Metadata and media: Shared AI project approved!

14 Mar 2023

The digital meemoo archive contains a huge amount of audiovisual content. Now, as part of the Gecoördineerd Initiatief voor Erfgoeddigitalisering (GIVE - ‘Coordinated Initiative for Heritage digitisation), we’re addressing the fact that this content is not easily searchable, due to a lack of descriptive metadata, for the government and cultural sector. And now we have some good news for the media sector as well, because the Shared AI project has been approved to launch at the end of the year.

In order to stimulate technological innovation in the media sector, Flemish Minister Benjamin Dalle last year announced a call for tenders for this digital transformation project. Together with VRT (Flemish public broadcaster) and regional broadcasters, we submitted a project for media content metadata enrichment in a regional context. And it was approved at the end of last year! So, from the end of this year, we will be focusing on speech, entity and facial recognition, just like in the GIVE project. Together, we’re building a solid foundation for more uniform metadata across different media. 

Bridge builders

Using metadata to describe content from different partners together at the same time is a unique and extremely valuable process. This approach makes it possible, for example, to identify individuals across different content and even from different partners. Combining metadata and linking it to an external source such as Wikidata also makes the content easy to search.
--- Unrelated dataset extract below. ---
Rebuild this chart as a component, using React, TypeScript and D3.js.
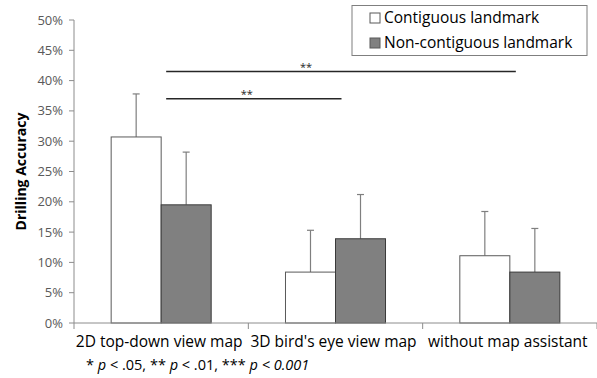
import React from "react";
import * as d3 from "d3";

const categories = ["2D top-down view map", "3D bird's eye view map", "without map assistant"];
const seriesNames = ["Contiguous landmark", "Non-contiguous landmark"];
const contiguous = [0.307, 0.084, 0.111];
const contiguousErr = [0.071, 0.069, 0.073];
const nonContiguous = [0.195, 0.139, 0.084];
const nonContiguousErr = [0.087, 0.073, 0.072];
const yTicks = [0, 0.05, 0.1, 0.15, 0.2, 0.25, 0.3, 0.35, 0.4, 0.45, 0.5];
const sigLines = [
  { from: 0, to: 2, y: 0.415, label: "**", labelPos: 0.4 },
  { from: 0, to: 1, y: 0.37, label: "**", labelPos: 0.46 },
];

const W = 597, H = 378;
const M = { left: 74, right: 0, top: 20, bottom: 55 };
const FONT = "'Open Sans', 'Noto Sans', sans-serif";

export default function App() {
  const y = d3.scaleLinear().domain([0, 0.5]).range([H - M.bottom, M.top]);
  const x = d3.scaleBand().domain(categories).range([M.left, W - M.right]).paddingInner(0).paddingOuter(0);
  const sub = d3.scaleBand().domain(seriesNames).range([0, x.bandwidth()]).paddingInner(0).paddingOuter(0.743);
  const fills = ["#ffffff", "#808080"];
  const strokes = ["#5a5a5a", "#3a3a3a"];
  const vals = [contiguous, nonContiguous];
  const errs = [contiguousErr, nonContiguousErr];
  const y0 = y(0);
  const axisColor = "#8c8c8c";
  const catEdges = [...categories.map((c) => x(c)!), x.range()[1]];

  return (
    <svg width={W} height={H} style={{ position: "absolute", left: 0, top: 0, background: "#fff" }} fontFamily={FONT}>
      {/* y axis */}
      <line x1={M.left} x2={M.left} y1={y(0.5)} y2={y0} stroke={axisColor} />
      {yTicks.map((t) => (
        <g key={t}>
          <line x1={M.left - 5} x2={M.left} y1={y(t)} y2={y(t)} stroke={axisColor} />
          <text x={M.left - 11} y={y(t)} dy="0.35em" textAnchor="end" fontSize={13} fill="#595959">
            {d3.format(".0%")(t)}
          </text>
        </g>
      ))}
      <text
        transform={`translate(21,${(y(0.5) + y0) / 2}) rotate(-90)`}
        textAnchor="middle"
        dy="0.35em"
        fontSize={14}
        fontWeight="bold"
        fill="#000"
      >
        Drilling Accuracy
      </text>
      {/* bars */}
      {categories.map((c, i) =>
        seriesNames.map((s, j) => {
          const bx = x(c)! + sub(s)!;
          const v = vals[j][i];
          const e = errs[j][i];
          const cx = bx + sub.bandwidth() / 2;
          return (
            <g key={c + s}>
              <line x1={cx} x2={cx} y1={y(v)} y2={y(v + e)} stroke="#7f7f7f" strokeWidth={1.2} />
              <line x1={cx - 3.5} x2={cx + 3.5} y1={y(v + e)} y2={y(v + e)} stroke="#7f7f7f" strokeWidth={1.2} />
              <rect x={bx} y={y(v)} width={sub.bandwidth()} height={y0 - y(v)} fill={fills[j]} stroke={strokes[j]} strokeWidth={1} />
            </g>
          );
        })
      )}
      {/* x axis */}
      <line x1={M.left} x2={W} y1={y0} y2={y0} stroke={axisColor} />
      {catEdges.map((e, i) => (
        <line key={i} x1={e} x2={e} y1={y0} y2={y0 + 6} stroke={axisColor} />
      ))}
      {categories.map((c) => (
        <text key={c} x={x(c)! + x.bandwidth() / 2 - 2} y={347} textAnchor="middle" fontSize={15.5} fill="#000">
          {c}
        </text>
      ))}
      <text x={86} y={370} fontSize={14.5} fill="#000">
        {"* "}
        <tspan fontStyle="italic">p</tspan>
        {" < .05, ** "}
        <tspan fontStyle="italic">p</tspan>
        {" < .01, *** "}
        <tspan fontStyle="italic">p &lt; 0.001</tspan>
      </text>
      {/* significance lines */}
      {sigLines.map((sl, k) => {
        const x1 = x(categories[sl.from])! + sub("Non-contiguous landmark")! + 5;
        const x2 = x(categories[sl.to])! + sub("Non-contiguous landmark")! + 6;
        return (
          <g key={k}>
            <line x1={x1} x2={x2} y1={y(sl.y)} y2={y(sl.y)} stroke="#262626" strokeWidth={1.5} />
            <text x={x1 + (x2 - x1) * sl.labelPos} y={y(sl.y) - 1} textAnchor="middle" fontSize={11} fill="#262626">
              {sl.label}
            </text>
          </g>
        );
      })}
      {/* legend */}
      <rect x={352} y={5.5} width={235} height={50} fill="#fff" stroke="#7f7f7f" />
      {seriesNames.map((s, j) => (
        <g key={s} transform={`translate(370,${18 + j * 25})`}>
          <rect x={0} y={-5} width={10} height={10} fill={fills[j]} stroke="#595959" />
          <text x={14} y={0} dy="0.35em" fontSize={15.5} fill="#000">
            {s}
          </text>
        </g>
      ))}
    </svg>
  );
}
How are we allocating roles?

Project partner VRT has already built up lots of knowledge about metadata enrichment via artificial intelligence (AI), and will focus on implementing shared authorities or sources. Among other things, the regional broadcasters AVS, BRUZZ, De Buren, RING TV, RMM and RTV will help to consider different ways to implement workflows within their editorial processes. The fact that they are all rallying behind this project results in very beneficial economies of scale.

Structural collaborations with VRT and the regional broadcasters are nothing new to us: we’ve been archiving, digitising and providing access to their archival materials for years already. And we will therefore be holding the reins in this new project, which will further continue to build on the knowledge and systems that we’re currently building in the GIVE metadata project – so it’s an ideal match.

Image: The facial recognition process applied to a photo of actor Josse De Pauw and dancer Fumiyo Ikeda (ca. 1979), Michiel Hendryckx, CC0.

This project is part of the Flemish Government’s Resilience Recovery Plan.